Background. Heart failure (HF) is driven by metabolic remodeling from fatty acid oxidation to glucose utilization which leads to alterations of glucose byproducts with subsequent posttranslational modifications of calcium handling proteins and thereby leads to systolic cardiac dysfunction (Lehmann et al. Nat Med 2018,24:62).
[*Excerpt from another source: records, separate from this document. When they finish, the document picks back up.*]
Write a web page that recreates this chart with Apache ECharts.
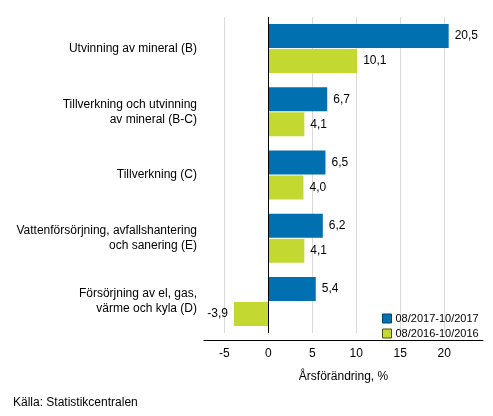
<!DOCTYPE html>
<html>
<head>
<meta charset="utf-8">
<script src="https://cdn.jsdelivr.net/npm/echarts@6/dist/echarts.min.js"></script>
<style>
  html, body { margin: 0; padding: 0; background: #fff; }
  #main { width: 493px; height: 416px; }
</style>
</head>
<body>
<div id="main"></div>
<script>
var categories = [
    'Utvinning av mineral (B)',
    'Tillverkning och utvinning\nav mineral (B-C)',
    'Tillverkning (C)',
    'Vattenförsörjning, avfallshantering\noch sanering (E)',
    'Försörjning av el, gas,\nvärme och kyla (D)'
];
var period2017 = [20.5, 6.7, 6.5, 6.2, 5.4];
var period2016 = [10.1, 4.1, 4.0, 4.1, -3.9];
var xTicks = [-5, 0, 5, 10, 15, 20];

var font = 'Arial, "Liberation Sans", sans-serif';

function barItems(values) {
    return values.map(function (v) {
        return {
            value: v,
            label: { position: v < 0 ? 'left' : 'right' }
        };
    });
}

var myChart = echarts.init(document.getElementById('main'));

var barLabel = {
    show: true,
    distance: 6,
    color: '#000',
    fontSize: 12,
    fontFamily: font,
    formatter: function (p) {
        return String(p.value).replace('.', ',').replace(/^(-?\d+)$/, '$1,0');
    }
};

var option = {
    animation: false,
    textStyle: { fontFamily: font },
    grid: {
        left: 204,
        right: 10,
        top: 17,
        height: 316
    },
    legend: {
        orient: 'vertical',
        left: 377,
        top: 308,
        itemWidth: 9,
        itemHeight: 9,
        itemGap: 4,
        icon: 'rect',
        textStyle: { fontSize: 11, color: '#000', fontFamily: font, padding: [0, 0, 0, -1] },
        data: [
            { name: '08/2017-10/2017', itemStyle: { borderColor: '#00456c', borderWidth: 1 } },
            { name: '08/2016-10/2016', itemStyle: { borderColor: '#4a5212', borderWidth: 1 } }
        ]
    },
    graphic: [{
        type: 'text',
        left: 13,
        top: 397,
        style: {
            text: 'Källa: Statistikcentralen',
            fontSize: 12,
            fontFamily: font,
            fill: '#000'
        }
    }],
    xAxis: {
        type: 'value',
        min: -7.3,
        max: 24.4,
        offset: 7,
        name: 'Årsförändring, %',
        nameLocation: 'middle',
        nameGap: 31,
        nameTextStyle: { fontSize: 12, color: '#000', fontFamily: font },
        axisLine: { show: true, lineStyle: { color: '#000', width: 1 } },
        axisTick: { show: false, customValues: xTicks },
        axisLabel: {
            customValues: xTicks,
            color: '#000',
            fontSize: 12,
            margin: 8,
            fontFamily: font
        },
        splitLine: { show: true, lineStyle: { color: '#d9d9d9', width: 1 } }
    },
    yAxis: {
        type: 'category',
        inverse: true,
        data: categories,
        axisLine: { show: false, onZero: false },
        axisTick: { show: false },
        splitLine: { show: false },
        axisLabel: {
            color: '#000',
            fontSize: 12,
            lineHeight: 15,
            margin: 7,
            align: 'right',
            fontFamily: font
        }
    },
    series: [
        {
            name: '08/2017-10/2017',
            type: 'bar',
            data: barItems(period2017),
            barWidth: 24,
            barGap: '4%',
            itemStyle: { color: '#0070b0' },
            label: barLabel,
            z: 3
        },
        {
            name: '08/2016-10/2016',
            type: 'bar',
            data: barItems(period2016),
            barWidth: 24,
            barGap: '4%',
            itemStyle: { color: '#c3d830' },
            label: barLabel,
            z: 3,
            markLine: {
                silent: true,
                symbol: 'none',
                label: { show: false },
                lineStyle: { color: '#000', width: 1, type: 'solid' },
                data: [{ xAxis: 0 }],
                z: 4
            }
        }
    ]
};

myChart.setOption(option);
</script>
</body>
</html>
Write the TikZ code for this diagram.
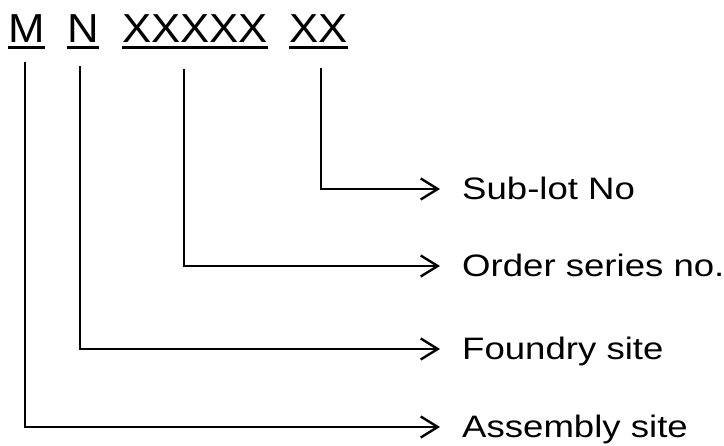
\documentclass[tikz,border=0pt]{standalone}
\usepackage{fontspec}
\usepackage{graphicx}
\setmainfont{Liberation Sans}
\usetikzlibrary{arrows.meta}
\tikzset{
  code/.style={anchor=base west, inner sep=0pt, font=\fontsize{40.5}{40.5}\selectfont},
  lbl/.style={anchor=base west, inner sep=0pt, font=\fontsize{31}{31}\selectfont},
  uline/.style={line width=3pt},
  conn/.style={line width=2.4pt, -{Straight Barb[length=17pt,width=21pt,line width=2.4pt]}}
}
\newcommand{\hsx}[1]{\scalebox{1.08}[1]{#1}}
\newcommand{\hsl}[1]{\scalebox{1.18}[1]{#1}}
\begin{document}
\begin{tikzpicture}[x=1pt,y=-1pt]
\useasboundingbox (0,0) rectangle (724,446);
% code letters
\node[code] (M) at (8,43) {\hsx{M}};
\node[code] (N) at (67,43) {\hsx{N}};
\node[code] (X5) at (122,43) {\hsx{XXXXX}};
\node[code] (X2) at (289,43) {\hsx{XX}};
\foreach \n in {M,N,X5,X2}{
  \draw[uline] ([yshift=-5pt]\n.base west) -- ([yshift=-5pt]\n.base east);
}
% connector start points
\coordinate (mt) at (25,62);
\coordinate (nt) at (80,66);
\coordinate (x5t) at (184,69);
\coordinate (x2t) at (321,68);
% arrow end points
\coordinate (e1) at (440,189);
\coordinate (e2) at (440,266);
\coordinate (e3) at (440,349);
\coordinate (e4) at (440,427);
% labels
\node[lbl] (L1) at (462,200) {\hsl{Sub-lot No}};
\node[lbl] (L2) at (462,277) {\hsl{Order series no.}};
\node[lbl] (L3) at (462,360) {\hsl{Foundry site}};
\node[lbl] (L4) at (462,438) {\hsl{Assembly site}};
% connectors
\draw[conn] (x2t) |- (e1);
\draw[conn] (x5t) |- (e2);
\draw[conn] (nt) |- (e3);
\draw[conn] (mt) |- (e4);
\end{tikzpicture}
\end{document}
Results. In this study we investigate the role of Ca²⁺/calmodulin-dependent protein kinase II (CaMKII), a key regulator in pathological cardiac remodeling, for metabolic reprogramming in experimental cardiac dysfunction. We first confirmed that under pathological pressure overload, mice lacking CaMKIIδ and CaMKIIγ (double knockout; DKO) are protected from cardiac dysfunction as compared to control littermate (Ctrl). Strikingly, we then uncovered that metabolic remodeling, as exemplified by an increased myocardial glucose uptake using dynamic positron emission tomography (PET) with the glucose analogue 2-deoxy-2-[¹⁸F] fluoro-D-glucose (FDG), precedes the onset of left ventricular hypertrophy (LVH) and heart failure in Ctrl. but not in DKO. RNAseq analysis revealed up-regulation of Nr4a1, a key transcription factor of glucose metabolism, which was coordinated with down-regulation of genes related to fatty acid utilization in Ctrl. after induced-pressure overload as compared to DKO. Steady-state analysis of metabolomic profiling from the same cardiac tissues revealed drastic depletion of lipid species in Ctrl.  upon pressure overload as compared to DKO. Interestingly, the same protective phenotype was observed in cardiac specific Nr4a1-KO mice compared to Ctrl. littermates under pathological pressure overload. Cardiac lipid staining showed more lipid reservoir in Nr4a1-KO mice compared to Ctrl. littermates. As proof-of-principles, adenoviral overexpression of Nr4a1 in iPSC-CM demonstrated reduction in fatty acids utilization.

Conclusion. Taken together, these findings implicate CaMKII-Nr4a1 as a regulatory axis of pathological cardiac metabolic reprogramming. A better understanding of this process may lead to new metabolic strategies for treating cardiomyopathies.